▶ _The problem_: Look through the records below and collect all lines that hold the string "this".

[Charts and diagrams as code]

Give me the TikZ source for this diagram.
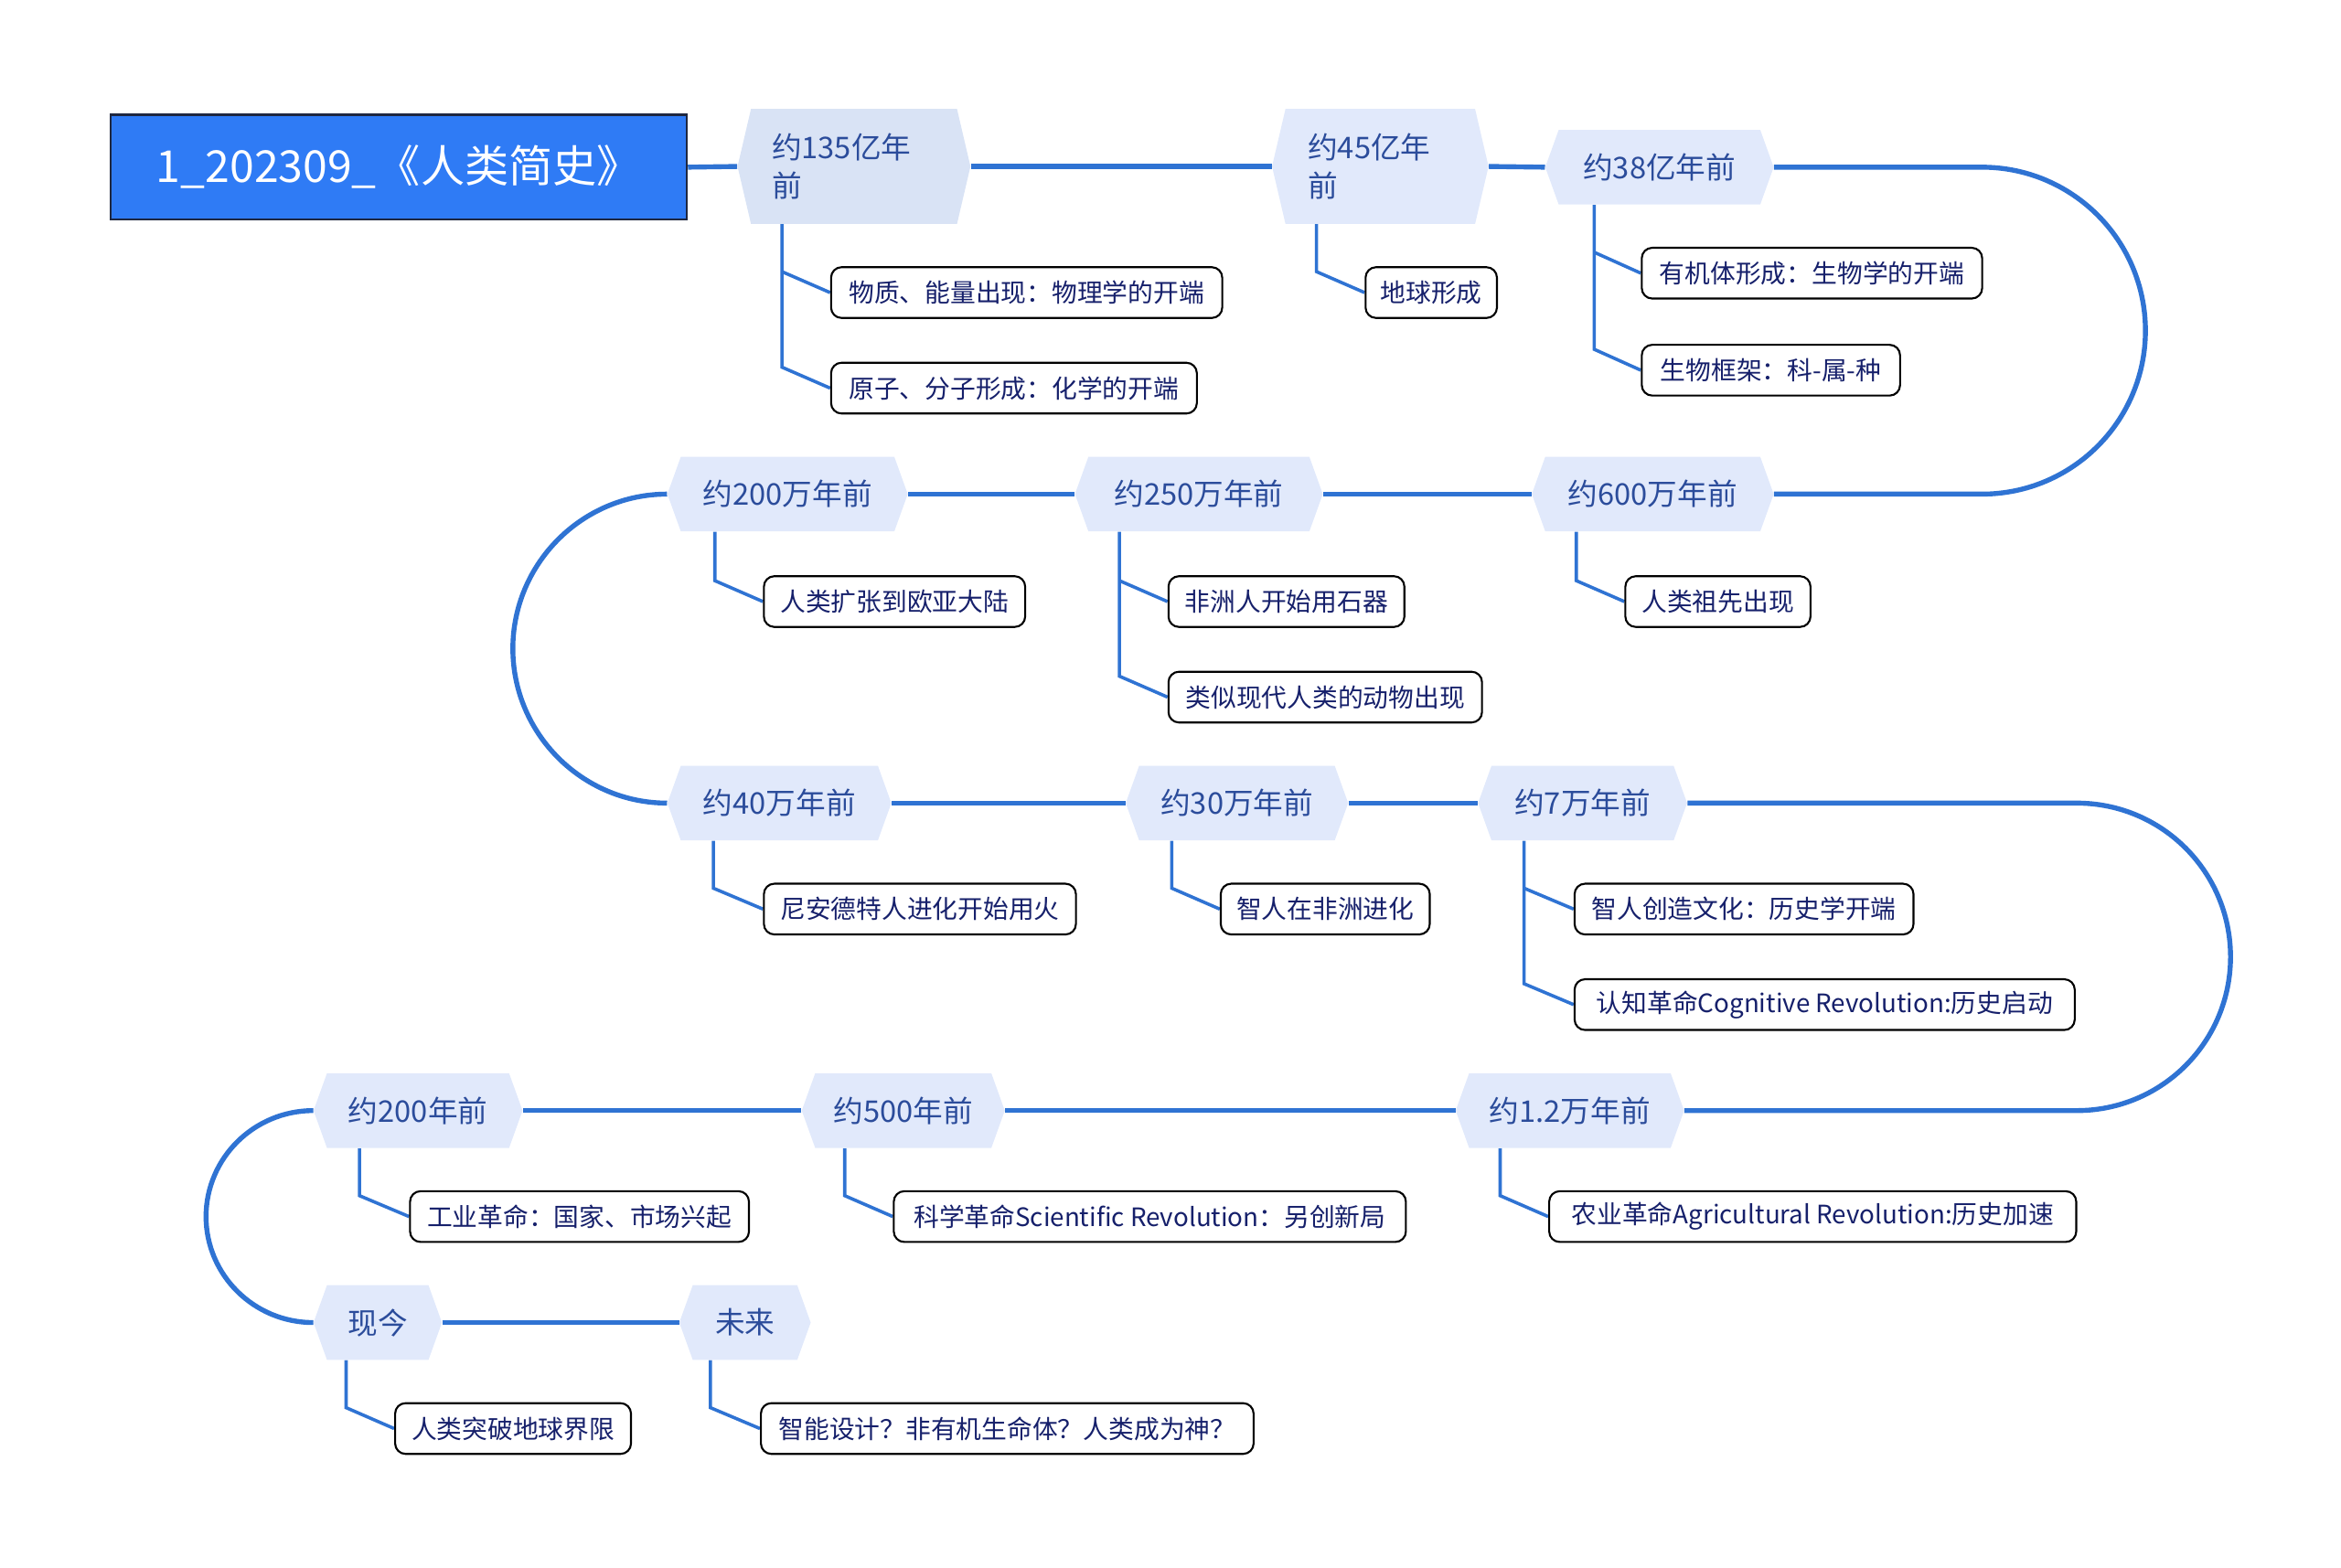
\documentclass[tikz,border=0pt]{standalone}
\usepackage{fontspec}
\setmainfont{Noto Sans CJK SC}
\usetikzlibrary{calc}
\pgfdeclarelayer{background}
\pgfsetlayers{background,main}
\definecolor{mainline}{HTML}{2F73D3}
\definecolor{hexfill}{HTML}{E1E9FB}
\definecolor{hexfillA}{HTML}{D9E3F5}
\definecolor{hextext}{HTML}{2B4C9B}
\definecolor{childtext}{HTML}{16206B}
\definecolor{rootfill}{HTML}{2F7BF5}
\definecolor{rootborder}{HTML}{1E2740}
\begin{document}
\begin{tikzpicture}[x=1pt,y=-1pt,
  rootbox/.style={draw=rootborder, line width=1.5pt, fill=rootfill, text=white,
    minimum width=386pt, minimum height=70pt, inner sep=0pt,
    font=\fontsize{29.5}{33}\selectfont},
  hexn/.style={minimum height=50pt, inner sep=0pt, text=hextext,
    font=\fontsize{20}{26}\selectfont,
    path picture={\fill[#1]
      (path picture bounding box.west)
      -- ([xshift=9pt]path picture bounding box.north west)
      -- ([xshift=-9pt]path picture bounding box.north east)
      -- (path picture bounding box.east)
      -- ([xshift=-9pt]path picture bounding box.south east)
      -- ([xshift=9pt]path picture bounding box.south west) -- cycle;}},
  hexn/.default=hexfill,
  kid/.style={draw=black, line width=1.3pt, rounded corners=7pt, fill=white,
    text=childtext, font=\fontsize{17}{20}\selectfont,
    minimum height=34pt, inner xsep=10pt, inner ysep=0pt, anchor=west},
  mainln/.style={draw=mainline, line width=3.3pt},
  sub/.style={draw=mainline, line width=2.2pt}
]
\useasboundingbox (0,0) rectangle (1568,1050);

% root
\node[rootbox] (root) at (267,112) {1\_202309\_《人类简史》};

% timeline nodes
\node[hexn=hexfillA, minimum width=156pt, minimum height=77pt, text width=110pt, align=left] (h1) at (572,111.5) {约135亿年\\前};
\node[hexn, minimum width=145pt, minimum height=77pt, text width=97pt, align=left] (h2) at (924.5,111.5) {约45亿年\\前};
\node[hexn, minimum width=153pt] (h3) at (1111.5,112) {约38亿年前};
\node[hexn, minimum width=162pt] (h600) at (1107,331) {约600万年前};
\node[hexn, minimum width=166pt] (h250) at (803,331) {约250万年前};
\node[hexn, minimum width=161pt] (h200) at (527.5,331) {约200万年前};
\node[hexn, minimum width=150pt] (h40) at (522,538) {约40万年前};
\node[hexn, minimum width=149pt] (h30) at (828.5,538) {约30万年前};
\node[hexn, minimum width=140pt] (h7) at (1060,538) {约7万年前};
\node[hexn, minimum width=153pt] (h12) at (1051.5,744) {约1.2万年前};
\node[hexn, minimum width=136pt] (h500) at (605,744) {约500年前};
\node[hexn, minimum width=140pt] (h200y) at (280,744) {约200年前};
\node[hexn, minimum width=86pt] (now) at (253,886) {现今};
\node[hexn, minimum width=88pt] (fut) at (499,886) {未来};

% children
\node[kid, minimum width=262pt] (c1a) at (556,196) {物质、能量出现：物理学的开端};
\node[kid, minimum width=245pt] (c1b) at (556,260) {原子、分子形成：化学的开端};
\node[kid, minimum width=88pt] (c2) at (914,196) {地球形成};
\node[kid, minimum width=228pt] (c3a) at (1099,183) {有机体形成：生物学的开端};
\node[kid, minimum width=173pt] (c3b) at (1099,248) {生物框架：科-属-种};
\node[kid, minimum width=124pt] (c600) at (1088,403) {人类祖先出现};
\node[kid, minimum width=158pt] (c250a) at (782,403) {非洲人开始用石器};
\node[kid, minimum width=210pt] (c250b) at (782,467) {类似现代人类的动物出现};
\node[kid, minimum width=175pt] (c200) at (511,403) {人类扩张到欧亚大陆};
\node[kid, minimum width=209pt] (c40) at (511,609) {尼安德特人进化开始用火};
\node[kid, minimum width=140pt] (c30) at (817,609) {智人在非洲进化};
\node[kid, minimum width=227pt] (c7a) at (1054,609) {智人创造文化：历史学开端};
\node[kid, minimum width=335pt] (c7b) at (1054,673) {认知革命Cognitive Revolution:历史启动};
\node[kid, minimum width=353pt] (c12) at (1037,815) {农业革命Agricultural Revolution:历史加速};
\node[kid, minimum width=343pt] (c500) at (598,815) {科学革命Scientific Revolution：另创新局};
\node[kid, minimum width=227pt] (c200y) at (274,815) {工业革命：国家、市场兴起};
\node[kid, minimum width=158pt] (cnow) at (264,957) {人类突破地球界限};
\node[kid, minimum width=330pt] (cfut) at (509,957) {智能设计？非有机生命体？人类成为神？};

\begin{pgfonlayer}{background}
% main timeline
\draw[mainln] (root.east) -- (h1.west);
\draw[mainln] (h1.east) -- (h2.west);
\draw[mainln] (h2.east) -- (h3.west);
\draw[mainln] (h3.east) -- (1327.5,112) .. controls (1388,112) and (1437,161) .. (1437,221.5)
  .. controls (1437,282) and (1388,331) .. (1327.5,331) -- (h600.east);
\draw[mainln] (h600.west) -- (h250.east);
\draw[mainln] (h250.west) -- (h200.east);
\draw[mainln] (h200.west) .. controls (390,331) and (343.5,377.5) .. (343.5,434.5)
  .. controls (343.5,491.5) and (390,538) .. (h40.west);
\draw[mainln] (h40.east) -- (h30.west);
\draw[mainln] (h30.east) -- (h7.west);
\draw[mainln] (h7.east) -- (1391,538) .. controls (1448,538) and (1494,584) .. (1494,641)
  .. controls (1494,698) and (1448,744) .. (1391,744) -- (h12.east);
\draw[mainln] (h12.west) -- (h500.east);
\draw[mainln] (h500.west) -- (h200y.east);
\draw[mainln] (h200y.west) .. controls (170,744) and (138,776) .. (138,815)
  .. controls (138,854) and (170,886) .. (now.west);
\draw[mainln] (now.east) -- (fut.west);

% sub connectors
\draw[sub] ([xshift=30pt]h1.south west) -- ([xshift=30pt,yshift=14pt]h1.south west |- c1b.west) -- (c1b.west);
\draw[sub] ([xshift=30pt,yshift=14pt]h1.south west |- c1a.west) -- (c1a.west);
\draw[sub] ([xshift=30pt]h2.south west) -- ([xshift=30pt,yshift=14pt]h2.south west |- c2.west) -- (c2.west);
\draw[sub] ([xshift=33pt]h3.south west) -- ([xshift=33pt,yshift=14pt]h3.south west |- c3b.west) -- (c3b.west);
\draw[sub] ([xshift=33pt,yshift=14pt]h3.south west |- c3a.west) -- (c3a.west);
\draw[sub] ([xshift=30pt]h600.south west) -- ([xshift=30pt,yshift=14pt]h600.south west |- c600.west) -- (c600.west);
\draw[sub] ([xshift=30pt]h250.south west) -- ([xshift=30pt,yshift=14pt]h250.south west |- c250b.west) -- (c250b.west);
\draw[sub] ([xshift=30pt,yshift=14pt]h250.south west |- c250a.west) -- (c250a.west);
\draw[sub] ([xshift=32pt]h200.south west) -- ([xshift=32pt,yshift=14pt]h200.south west |- c200.west) -- (c200.west);
\draw[sub] ([xshift=31pt]h40.south west) -- ([xshift=31pt,yshift=14pt]h40.south west |- c40.west) -- (c40.west);
\draw[sub] ([xshift=31pt]h30.south west) -- ([xshift=31pt,yshift=14pt]h30.south west |- c30.west) -- (c30.west);
\draw[sub] ([xshift=31pt]h7.south west) -- ([xshift=31pt,yshift=14pt]h7.south west |- c7b.west) -- (c7b.west);
\draw[sub] ([xshift=31pt,yshift=14pt]h7.south west |- c7a.west) -- (c7a.west);
\draw[sub] ([xshift=30pt]h12.south west) -- ([xshift=30pt,yshift=14pt]h12.south west |- c12.west) -- (c12.west);
\draw[sub] ([xshift=29pt]h500.south west) -- ([xshift=29pt,yshift=14pt]h500.south west |- c500.west) -- (c500.west);
\draw[sub] ([xshift=31pt]h200y.south west) -- ([xshift=31pt,yshift=14pt]h200y.south west |- c200y.west) -- (c200y.west);
\draw[sub] ([xshift=22pt]now.south west) -- ([xshift=22pt,yshift=14pt]now.south west |- cnow.west) -- (cnow.west);
\draw[sub] ([xshift=21pt]fut.south west) -- ([xshift=21pt,yshift=14pt]fut.south west |- cfut.west) -- (cfut.west);
\end{pgfonlayer}
\end{tikzpicture}
\end{document}
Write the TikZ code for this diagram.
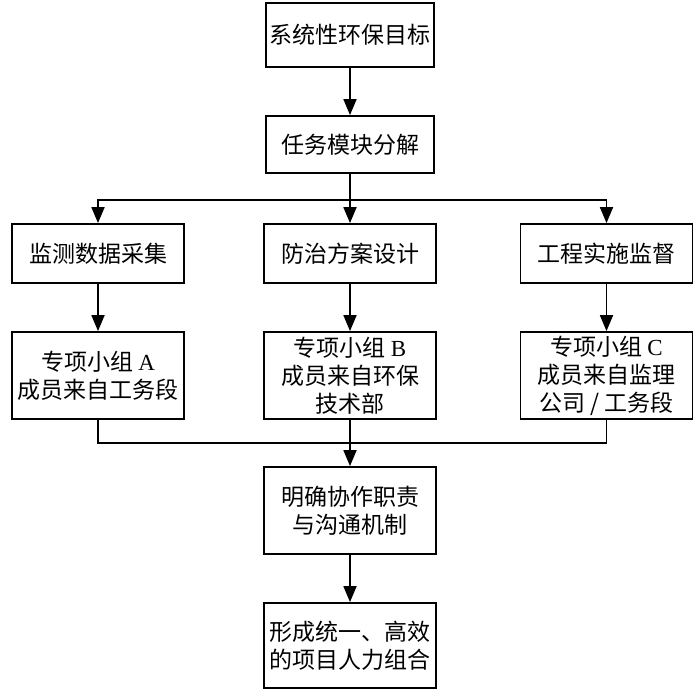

▶ _Solution to the exercise_:
Give me the TikZ source for this diagram.
Write the TikZ code for this diagram.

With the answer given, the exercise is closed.